Description of the task.
Every line from the one that holds "What TikZ code" through the final line should be returned exactly. Omit the pictures.

--- Start of Source records ---

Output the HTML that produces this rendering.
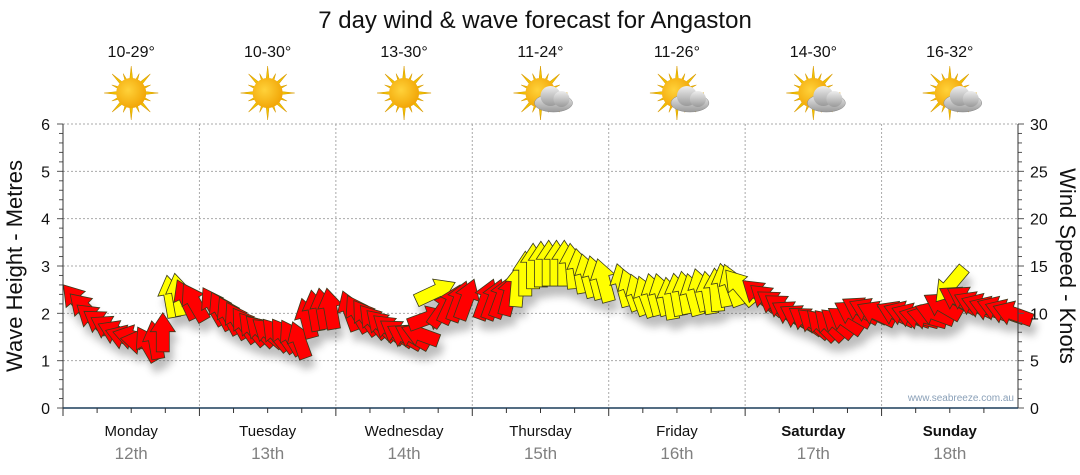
<!DOCTYPE html>
<html><head><meta charset="utf-8"><style>
html,body{margin:0;padding:0;background:#fff;}
svg{display:block;font-family:"Liberation Sans",sans-serif;}
</style></head><body>
<svg id="chart" width="1080" height="475" viewBox="0 0 1080 475" xmlns="http://www.w3.org/2000/svg">
<defs>
<filter id="shadow" x="-50%" y="-50%" width="200%" height="200%"><feGaussianBlur stdDeviation="4"/></filter>
<radialGradient id="sunG" cx="0.4" cy="0.4" r="0.7"><stop offset="0" stop-color="#ffd23a"/><stop offset="1" stop-color="#f0a000"/></radialGradient>
<linearGradient id="cloudG" x1="0" y1="0" x2="0" y2="1"><stop offset="0" stop-color="#eeeeee"/><stop offset="1" stop-color="#9a9a9a"/></linearGradient>
</defs>
<text x="535" y="28" font-size="24" text-anchor="middle" fill="#111">7 day wind &amp; wave forecast for Angaston</text>
<g id="grid"></g>
<g id="icons"></g>
<g id="shadows" filter="url(#shadow)" opacity="0.35"></g>
<g id="arrows"></g>
<g id="axes"></g>
<text transform="translate(22,266) rotate(-90)" font-size="22" text-anchor="middle" fill="#111">Wave Height - Metres</text>
<text transform="translate(1060,266) rotate(90)" font-size="22" text-anchor="middle" fill="#111">Wind Speed - Knots</text>
<text x="1014" y="401" font-size="10" text-anchor="end" fill="#8aa0b8">www.seabreeze.com.au</text>
</svg>
<script>
const days = ["Monday","Tuesday","Wednesday","Thursday","Friday","Saturday","Sunday"];
const dates = ["12th","13th","14th","15th","16th","17th","18th"];
const temps = ["10-29°","10-30°","13-30°","11-24°","11-26°","14-30°","16-32°"];
const cloudy = [0,0,0,1,1,1,1];
const waveTicks = [0,1,2,3,4,5,6];
const knotTicks = [0,5,10,15,20,25,30];
const windSpeed = [
 11.3,10.5,9.5,9,8.5,8,7.5,7.5,7,6.8,7.2,8,11.8,12,11.5,11.2,
 10.8,10.3,9.8,9.3,8.8,8.4,8.2,8,7.8,7.7,7.5,7.2,9.5,10.3,10.5,10.5,
 10.3,10,9.6,9.2,8.8,8.4,8,7.6,7.6,7.8,9.5,12.3,10.5,11,11.3,11.5,
 11.5,11.5,11.7,12,13,14.2,15,15.2,15.3,15.3,15.3,15,14.5,14,13.8,13.5,
 13,12.5,12,11.8,12,12,11.6,12,12.2,12,12.5,12.2,12.5,13,13,12.8,
 12,11.5,11,10.6,10,9.6,9.3,9,8.8,8.8,9,9.3,10,10.4,10.3,10,
 10,10,9.8,9.6,9.6,10,10.8,13.0,11.5,11.5,11,10.8,10.5,10.5,10.2,10];
const windDir = [
 -40,-45,-50,-55,-60,-65,-70,-75,-80,-30,-10,0,-10,-10,-25,-30,
 -30,-28,-28,-30,-35,-40,-45,-50,-40,-35,-30,-20,-15,-10,-10,-10,
 -20,-30,-35,-40,-45,-50,-55,-60,-60,-70,70,65,35,25,20,20,
 20,20,20,15,5,0,0,0,0,0,0,-5,-10,-15,-15,-15,
 -15,-20,-20,-20,-15,-15,-10,-10,-10,-15,-15,-10,-5,-10,-20,-40,
 -50,-50,-55,-55,-60,-60,-55,-50,-45,-45,-50,-55,-60,-60,-65,-65,
 -65,-70,-70,-75,-75,-70,-60,-140,-60,-60,-65,-70,-70,-70,-70,-70];
const windColor = [
 "r","r","r","r","r","r","r","r","r","r","r","r","y","y","r","r",
 "r","r","r","r","r","r","r","r","r","r","r","r","r","r","r","r",
 "r","r","r","r","r","r","r","r","r","r","r","y","r","r","r","r",
 "r","r","r","r","y","y","y","y","y","y","y","y","y","y","y","y",
 "y","y","y","y","y","y","y","y","y","y","y","y","y","y","y","y",
 "r","r","r","r","r","r","r","r","r","r","r","r","r","r","r","r",
 "r","r","r","r","r","r","r","y","r","r","r","r","r","r","r","r"];

const NS="http://www.w3.org/2000/svg";
const X0=63,X1=1018,Y0=408,Y1=124,DW=(X1-X0)/7,PER=16;
const xDay=d=>X0+d*DW;
const xPt=i=>X0+Math.floor(i/PER)*DW+14+(i%PER)*7.8;
const yWave=v=>Y0-(v/6)*(Y0-Y1);
const yKnot=v=>Y0-(v/30)*(Y0-Y1);
function mk(tag,attrs,parent,txt){const e=document.createElementNS(NS,tag);for(const k in attrs)e.setAttribute(k,attrs[k]);if(txt!=null)e.textContent=txt;parent.appendChild(e);return e;}
const grid=document.getElementById('grid'),axes=document.getElementById('axes'),icons=document.getElementById('icons');
waveTicks.forEach(v=>{
  if(v>0){const l=mk('line',{x1:X0,x2:X1,y1:yWave(v),y2:yWave(v),stroke:'#aaa','stroke-dasharray':'2,2'},grid);
  
  }
  const t=mk('text',{x:50,y:yWave(v)+6,'font-size':16,'text-anchor':'end',fill:'#111'},axes,String(v));
  
  
});
for(let k=0;k<=30;k++){const y=yWave(k/5);mk('line',{x1:X0-(k%5==0?6:4),x2:X0,y1:y,y2:y,stroke:'#555'},axes);}
for(let k=0;k<=30;k++){const y=yKnot(k);mk('line',{x1:X1,x2:X1+(k%5==0?6:4),y1:y,y2:y,stroke:'#555'},axes);}
knotTicks.forEach(v=>{
  const t=mk('text',{x:1030,y:yKnot(v)+6,'font-size':16,fill:'#111'},axes,String(v));
  
  
});
mk('line',{x1:X0,x2:X0,y1:Y1,y2:Y0+8,stroke:'#333'},axes);
mk('line',{x1:X1,x2:X1,y1:Y1,y2:Y0,stroke:'#333'},axes);
mk('line',{x1:X0,x2:X1,y1:Y0,y2:Y0,stroke:'#1c3d5a','stroke-width':1.5},axes);
days.forEach((d,i)=>{
  if(i>0){const l=mk('line',{x1:xDay(i),x2:xDay(i),y1:Y1,y2:Y0,stroke:'#aaa','stroke-dasharray':'2,2'},grid);
  
  }
  for(let q=0;q<4;q++){const x=xDay(i)+q*DW/4;mk('line',{x1:x,x2:x,y1:Y0,y2:Y0+(q==0?8:5),stroke:'#333'},axes);}
  const cx=xDay(i)+DW/2;
  const dn=mk('text',{x:cx,y:436,'font-size':15,'text-anchor':'middle',fill:'#111','font-weight':i>=5?'bold':'normal'},axes,d);
  
  
  const dt=mk('text',{x:cx,y:459,'font-size':17,'text-anchor':'middle',fill:'#808080'},axes,dates[i]);
  
  
  const tt=mk('text',{x:cx,y:57,'font-size':16,'text-anchor':'middle',fill:'#111'},icons,temps[i]);
  
  
  const g=mk('g',{transform:`translate(${cx},93)`},icons);
  
  
  for(let r=0;r<16;r++){const a=r*22.5,len=r%2==0?27:21;
    mk('polygon',{points:`-3,0 3,0 0,-${len}`,fill:'#f2c200',stroke:'#d89a00','stroke-width':0.5,transform:`rotate(${a})`},g);}
  mk('circle',{r:15,fill:'url(#sunG)'},g);
  if(cloudy[i]){
    const c=mk('g',{transform:'translate(13,6)'},g);
    mk('ellipse',{cx:0,cy:4,rx:19,ry:9,fill:'url(#cloudG)',stroke:'#888','stroke-width':0.5},c);
    mk('circle',{cx:-3,cy:-3,r:10,fill:'url(#cloudG)'},c);
    mk('circle',{cx:8,cy:0,r:8,fill:'url(#cloudG)'},c);
  }
});
const sh=document.getElementById('shadows'),ar=document.getElementById('arrows');
function arrowPts(L){const h=L/2,hl=19,hw=12.5,sw=6.5;return `0,${-h} ${hw},${-h+hl} ${sw},${-h+hl} ${sw},${h} ${-sw},${h} ${-sw},${-h+hl} ${-hw},${-h+hl}`;}
windSpeed.forEach((v,i)=>{
  const x=xPt(i),y=yKnot(v),L=32+0.9*v;
  mk('polygon',{points:arrowPts(L),fill:'#444',transform:`translate(${x+4},${y+10}) rotate(${windDir[i]})`},sh);
  const p=mk('polygon',{points:arrowPts(L),fill:windColor[i]=='y'?'#ffff00':'#ff0000',stroke:'#3a3a1a','stroke-width':0.8,'stroke-linejoin':'miter',transform:`translate(${x},${y}) rotate(${windDir[i]})`},ar);
  
  
});
</script>
</body></html>
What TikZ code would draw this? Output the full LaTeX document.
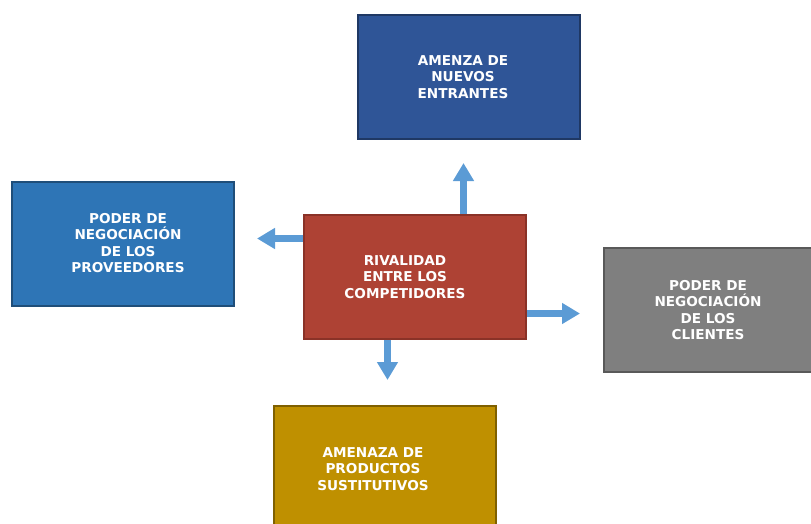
\documentclass[tikz,border=0pt]{standalone}
\usepackage{fontspec}
\setmainfont{DejaVu Sans}
\usetikzlibrary{arrows.meta}
\definecolor{cTop}{HTML}{2F5597}
\definecolor{cTopB}{HTML}{1F3864}
\definecolor{cLeft}{HTML}{2E75B6}
\definecolor{cLeftB}{HTML}{1F4E79}
\definecolor{cMid}{HTML}{AE4234}
\definecolor{cMidB}{HTML}{8A3227}
\definecolor{cRight}{HTML}{7F7F7F}
\definecolor{cRightB}{HTML}{595959}
\definecolor{cBot}{HTML}{BF9000}
\definecolor{cBotB}{HTML}{7F6000}
\definecolor{cArr}{HTML}{5B9BD5}
\tikzset{
  box/.style={draw, line width=2pt, minimum width=222pt, minimum height=124pt, inner sep=0pt, anchor=north west},
  lbl/.style={text=white, font=\bfseries\fontsize{13.6}{16.3}\selectfont, align=center},
  arr/.style={draw=cArr, line width=7pt, -{Triangle[width=20pt,length=18pt]}}
}
\begin{document}
\begin{tikzpicture}[x=1pt,y=-1pt]
\useasboundingbox (0,0) rectangle (811,523);
\begin{scope}
\clip (0,0) rectangle (811,523);
\node[box, fill=cTop, draw=cTopB] (top) at (356.5,13.5) {};
\node[box, fill=cLeft, draw=cLeftB] (left) at (10.5,180.5) {};
\node[box, fill=cMid, draw=cMidB] (mid) at (302.5,213.5) {};
\node[box, fill=cRight, draw=cRightB] (right) at (602.5,246.5) {};
\node[box, fill=cBot, draw=cBotB] (bot) at (272.5,404.5) {};
\end{scope}
\node[lbl] (ttop) at (463,77) {AMENZA DE\\NUEVOS\\ENTRANTES};
\node[lbl] (tleft) at (128,243) {PODER DE\\NEGOCIACIÓN\\DE LOS\\PROVEEDORES};
\node[lbl] (tmid) at (405,277) {RIVALIDAD\\ENTRE LOS\\COMPETIDORES};
\node[lbl] (tright) at (708,310) {PODER DE\\NEGOCIACIÓN\\DE LOS\\CLIENTES};
\node[lbl] (tbot) at (373,469) {AMENAZA DE\\PRODUCTOS\\SUSTITUTIVOS};
\coordinate (aup) at (463.5,163);
\coordinate (aleft) at (257,238.5);
\coordinate (aright) at (580,313.5);
\coordinate (adown) at (387.5,380);
\draw[arr] (mid.north -| aup) -- (aup);
\draw[arr] (mid.west |- aleft) -- (aleft);
\draw[arr] (mid.east |- aright) -- (aright);
\draw[arr] (mid.south -| adown) -- (adown);
\end{tikzpicture}
\end{document}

--- End of Source records ---

Output for this exercise.
What TikZ code would draw this? Output the full LaTeX document.
\documentclass[tikz,border=0pt]{standalone}
\usepackage{fontspec}
\setmainfont{DejaVu Sans}
\usetikzlibrary{arrows.meta}
\definecolor{cTop}{HTML}{2F5597}
\definecolor{cTopB}{HTML}{1F3864}
\definecolor{cLeft}{HTML}{2E75B6}
\definecolor{cLeftB}{HTML}{1F4E79}
\definecolor{cMid}{HTML}{AE4234}
\definecolor{cMidB}{HTML}{8A3227}
\definecolor{cRight}{HTML}{7F7F7F}
\definecolor{cRightB}{HTML}{595959}
\definecolor{cBot}{HTML}{BF9000}
\definecolor{cBotB}{HTML}{7F6000}
\definecolor{cArr}{HTML}{5B9BD5}
\tikzset{
  box/.style={draw, line width=2pt, minimum width=222pt, minimum height=124pt, inner sep=0pt, anchor=north west},
  lbl/.style={text=white, font=\bfseries\fontsize{13.6}{16.3}\selectfont, align=center},
  arr/.style={draw=cArr, line width=7pt, -{Triangle[width=20pt,length=18pt]}}
}
\begin{document}
\begin{tikzpicture}[x=1pt,y=-1pt]
\useasboundingbox (0,0) rectangle (811,523);
\begin{scope}
\clip (0,0) rectangle (811,523);
\node[box, fill=cTop, draw=cTopB] (top) at (356.5,13.5) {};
\node[box, fill=cLeft, draw=cLeftB] (left) at (10.5,180.5) {};
\node[box, fill=cMid, draw=cMidB] (mid) at (302.5,213.5) {};
\node[box, fill=cRight, draw=cRightB] (right) at (602.5,246.5) {};
\node[box, fill=cBot, draw=cBotB] (bot) at (272.5,404.5) {};
\end{scope}
\node[lbl] (ttop) at (463,77) {AMENZA DE\\NUEVOS\\ENTRANTES};
\node[lbl] (tleft) at (128,243) {PODER DE\\NEGOCIACIÓN\\DE LOS\\PROVEEDORES};
\node[lbl] (tmid) at (405,277) {RIVALIDAD\\ENTRE LOS\\COMPETIDORES};
\node[lbl] (tright) at (708,310) {PODER DE\\NEGOCIACIÓN\\DE LOS\\CLIENTES};
\node[lbl] (tbot) at (373,469) {AMENAZA DE\\PRODUCTOS\\SUSTITUTIVOS};
\coordinate (aup) at (463.5,163);
\coordinate (aleft) at (257,238.5);
\coordinate (aright) at (580,313.5);
\coordinate (adown) at (387.5,380);
\draw[arr] (mid.north -| aup) -- (aup);
\draw[arr] (mid.west |- aleft) -- (aleft);
\draw[arr] (mid.east |- aright) -- (aright);
\draw[arr] (mid.south -| adown) -- (adown);
\end{tikzpicture}
\end{document}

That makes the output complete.